Six months after graduating from the Trickle Up program, the benefits that Jamuna has experienced are evident above and beyond simple monetary measures. Jamuna shares her knowledge and skills with fellow community members, saying, “In the past, the livestock of our neighbors have died, but we [Trickle Up participants] learned how to care for them. From us, our neighbors are learning and their livestock is doing well.” After building up her assets and learning skills, Jamuna feels more confident and has emerged from the confines of her home. In Jamuna’s words, “Now we talk with people, outsiders – we could not before. We have been able to come out of shame, it has been very good.” Her husband has even begun to help her cook, a task he would have viewed as emasculating in the past. The family’s hygiene has also improved immensely. They bathe daily, wear clean clothes, tidy their house, and use a sanitary latrine that replaced the open-air bathroom, minimizing the risk of diarrhea.

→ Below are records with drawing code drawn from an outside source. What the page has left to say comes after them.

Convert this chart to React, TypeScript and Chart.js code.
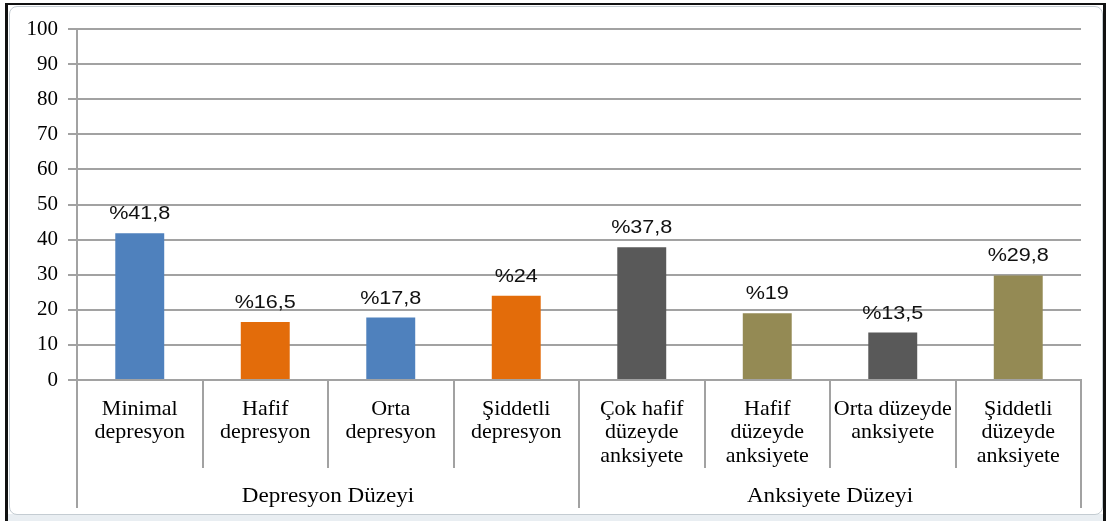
import React, { useEffect, useRef } from "react";
import { Chart, registerables } from "chart.js";

Chart.register(...registerables);

const categories: string[][] = [
  ["Minimal", "depresyon"],
  ["Hafif", "depresyon"],
  ["Orta", "depresyon"],
  ["Şiddetli", "depresyon"],
  ["Çok hafif", "düzeyde", "anksiyete"],
  ["Hafif", "düzeyde", "anksiyete"],
  ["Orta düzeyde", "anksiyete"],
  ["Şiddetli", "düzeyde", "anksiyete"],
];
const values: number[] = [41.8, 16.5, 17.8, 24, 37.8, 19, 13.5, 29.8];
const barColors: string[] = [
  "#4F81BD",
  "#E36C0A",
  "#4F81BD",
  "#E36C0A",
  "#595959",
  "#948A54",
  "#595959",
  "#948A54",
];
const groupLabels: string[] = ["Depresyon Düzeyi", "Anksiyete Düzeyi"];
const groupSizes: number[] = [4, 4];
const yMin = 0;
const yMax = 100;
const yStep = 10;

const LINE = "#a2a2a2";

const fmt = (v: number) => "%" + String(v).replace(".", ",");

const overlayPlugin = {
  id: "overlay",
  afterDatasetsDraw(chart: any) {
    const ctx = chart.ctx;
    const meta = chart.getDatasetMeta(0);
    ctx.save();
    ctx.fillStyle = "#111";
    ctx.font = "18px 'Liberation Sans', Arial, sans-serif";
    ctx.textAlign = "center";
    ctx.textBaseline = "alphabetic";
    meta.data.forEach((el: any, i: number) => {
      ctx.save();
      ctx.translate(el.x, el.y - 14);
      ctx.scale(1.2, 1);
      ctx.fillText(fmt(values[i]), 0, 0);
      ctx.restore();
    });
    ctx.restore();
  },
  afterDraw(chart: any) {
    const ctx = chart.ctx;
    const xs = chart.scales.x;
    const area = chart.chartArea;
    const n = categories.length;
    const boundary = (k: number) => {
      if (k <= 0) return area.left;
      if (k >= n) return area.right;
      return (xs.getPixelForValue(k - 1) + xs.getPixelForValue(k)) / 2;
    };
    const groupEdges: number[] = [0];
    groupSizes.forEach((s) => groupEdges.push(groupEdges[groupEdges.length - 1] + s));
    ctx.save();
    ctx.strokeStyle = LINE;
    ctx.lineWidth = 2;
    for (let k = 0; k <= n; k++) {
      const isGroup = groupEdges.includes(k);
      const x = Math.round(boundary(k));
      ctx.beginPath();
      ctx.moveTo(x, area.bottom);
      ctx.lineTo(x, area.bottom + (isGroup ? 128 : 88));
      ctx.stroke();
    }
    ctx.fillStyle = "#000";
    ctx.font = "21px 'Liberation Serif', 'Times New Roman', serif";
    ctx.textAlign = "center";
    ctx.textBaseline = "alphabetic";
    groupLabels.forEach((g, gi) => {
      const cx = (boundary(groupEdges[gi]) + boundary(groupEdges[gi + 1])) / 2;
      ctx.save();
      ctx.translate(cx, area.bottom + 122);
      ctx.scale(1.1, 1);
      ctx.fillText(g, 0, 0);
      ctx.restore();
    });
    ctx.restore();
  },
};

export default function App() {
  const ref = useRef<HTMLCanvasElement | null>(null);

  useEffect(() => {
    if (!ref.current) return;
    Chart.defaults.font.family = "'Liberation Serif', 'Times New Roman', serif";
    Chart.defaults.color = "#000";
    const chart = new Chart(ref.current, {
      type: "bar",
      data: {
        labels: categories,
        datasets: [
          {
            data: values,
            backgroundColor: barColors,
            borderWidth: 0,
            barPercentage: 0.39,
            categoryPercentage: 1,
          },
        ],
      },
      options: {
        responsive: false,
        animation: false,
        devicePixelRatio: 1,
        layout: { padding: { top: 29, right: 26, bottom: 0, left: 0 } },
        plugins: {
          legend: { display: false },
          tooltip: { enabled: false },
        },
        scales: {
          x: {
            afterFit: (s: any) => {
              s.height = 141;
            },
            grid: { display: false },
            border: { display: true, color: LINE, width: 2 },
            ticks: {
              autoSkip: false,
              maxRotation: 0,
              minRotation: 0,
              padding: 9,
              font: { size: 22, lineHeight: "23.5px" as any },
              color: "#000",
            },
          },
          y: {
            min: yMin,
            max: yMax,
            afterFit: (s: any) => {
              s.width = 77;
            },
            grid: {
              color: LINE,
              lineWidth: 2,
              tickLength: 9,
              drawTicks: true,
            },
            border: { display: true, color: LINE, width: 2 },
            ticks: {
              stepSize: yStep,
              padding: 10,
              font: { size: 21 },
              color: "#000",
            },
          },
        },
      },
      plugins: [overlayPlugin],
    });
    return () => chart.destroy();
  }, []);

  return (
    <div
      style={{
        position: "fixed",
        left: 0,
        top: 0,
        width: 1107,
        height: 521,
        background: "#fff",
        overflow: "hidden",
      }}
    >
      <div style={{ position: "absolute", left: 5, top: 3, width: 1101, height: 2, background: "#111" }} />
      <div style={{ position: "absolute", left: 5, top: 3, width: 3, height: 518, background: "#111" }} />
      <div style={{ position: "absolute", left: 1103, top: 3, width: 3, height: 518, background: "#111" }} />
      <div style={{ position: "absolute", left: 8, top: 514, width: 1095, height: 7, background: "#e9eef2" }} />
      <div
        style={{
          position: "absolute",
          left: 9,
          top: 6,
          width: 1092,
          height: 507,
          border: "1px solid #c4ccd2",
          borderRadius: 8,
          background: "#fff",
        }}
      />
      <canvas
        ref={ref}
        width={1107}
        height={521}
        style={{ position: "absolute", left: 0, top: 0, width: 1107, height: 521 }}
      />
    </div>
  );
}
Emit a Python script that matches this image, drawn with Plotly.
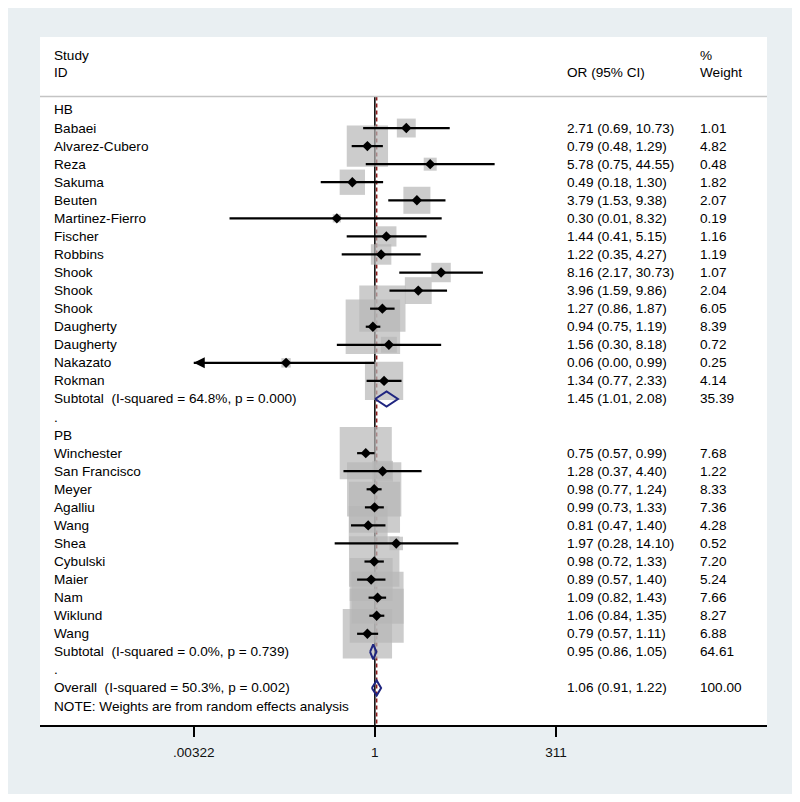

Jamuna has bright plans for the future, which are evident in her ever-expanding livelihood base. She has stabilized the household economy and is now able to feed her family three full meals a day. Jamuna plans to continue sending her children to school as well as buy more land to build a sturdier house. Speaking of her new outlook on life, Jamuna says, “[If] you are educated, you eat better, your environment is better, you speak better. We will give our daughters the same education [as our son]. Then they can teach their daughters, too.”
In January 2011, staff from Trickle Up’s headquarters visited Jamuna in her home. They received a first-hand account of Jamuna’s life since her time as a Trickle Up participant. Shortly after she graduated from the program in October 2009, Jamuna began to have health problems and required surgery. In order to pay for the operation, Jamuna sold most of her pigs and sheep, and her children had to discontinue school. If her health crisis had occurred before she obtained assets through her activities with Trickle Up, Jamuna would have borrowed from predatory moneylenders and gone deep into debt. Jamuna did take out a loan, but she repaid it quickly due to the 8000 rupees she received from selling livestock.
Jamuna’s health had improved since her operation, and her livelihood activities are back on track as well. She was planning a new entrepreneurial endeavor – a stationery shop, financed with a loan from her self-help group. Jamuna used 1000 rupees from this loan to invest in her fishery business. She estimates that the fish will generate a 4000 rupee profit, which will help her set up the new business and promptly repay the loan. Jamuna will also continue to raise livestock and lease rice paddy to supplement her family’s meals. Her children are back in school, and even Jamuna’s husband is working 15 days a month, earning around 100 rupees per day. During the days Kangal cannot find work, he will work in Jamuna’s shop, a testament to their new, more cooperative relationship. “Come and see us again,” Jamuna entreats the Trickle Up staff from New York.